Obviously, if the extras you’re doing are in no way related to your core business that’s probably not ideal, unless it pays really well and you can completely disconnect from it for several hours daily to work on your startup.
But if the side quests are relevant, you’ll be surprised how many “unrelated” doors open and turn out to be both inspired ideas and clear opportunities you hadn’t previously thought of for your main pursuit.
It’s almost as though the universe rewards action in a positive direction.
And perhaps that’s also why nearly everyone in your life will push for you not to take it, leveling various charged accusations at you – in this cosmic test of human simulation, if you are inherently driven and externally challenged, criticism is part of the design – make it your mission to keep pushing through.

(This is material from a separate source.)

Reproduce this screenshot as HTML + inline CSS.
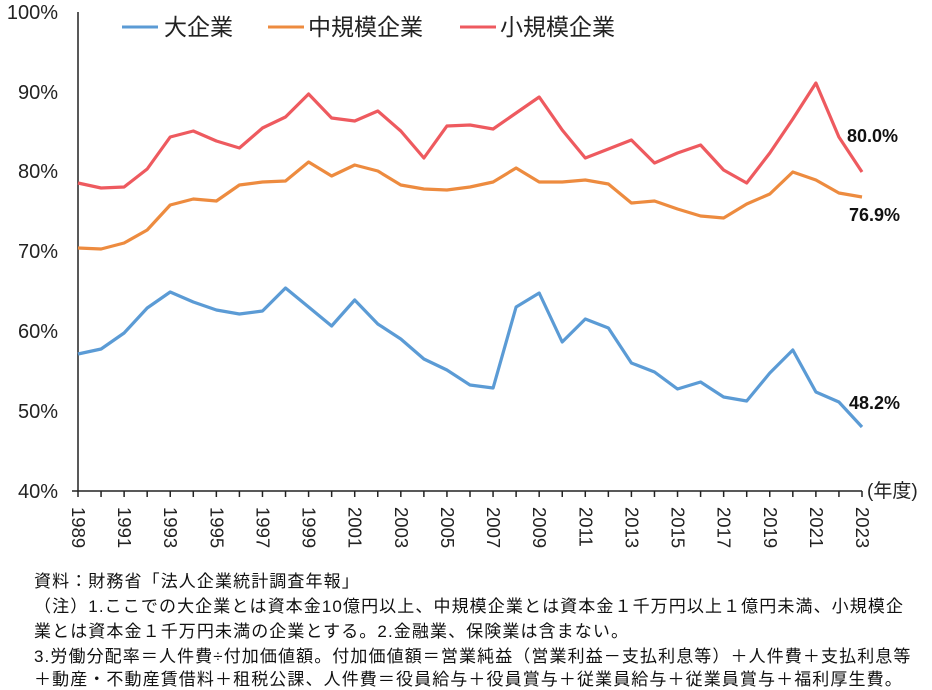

You’re playing life on difficult mode because your task is to level up, in every way.
So do that, no matter how far-fetched your ideas seem, because at the end of the day, you are the only one who knows your vision, and you are the only one who truly cares about your success.
Ayn Rand was right – selfishness is a virtue. Because if you don’t fully believe in yourself, enough to put your confidence in your ideas and build your startup the way you believe is most likely to bring it success…then who will?
Nobody else will. It’s up to you. So turn that “distraction” into multiple foundational pillars for your platform, in the unique way only you can do.
Believe in what you’re doing enough to sell it, ship it, to find your tribe for each iteration, and you’re going to see more doors open than you can possibly believe.
But each new breakthrough, opportunity, relationship, or open door will bring new voices planting seeds of doubt – so invest in the best pair of metaphorical earplugs you can afford!
YOU’RE THE FOUNDER, YOUR STARTUP LIVES OR DIES BECAUSE OF YOU. Believe in yourself and either win or go out in a blaze of glory. But do not change course because of the opinions of outsiders.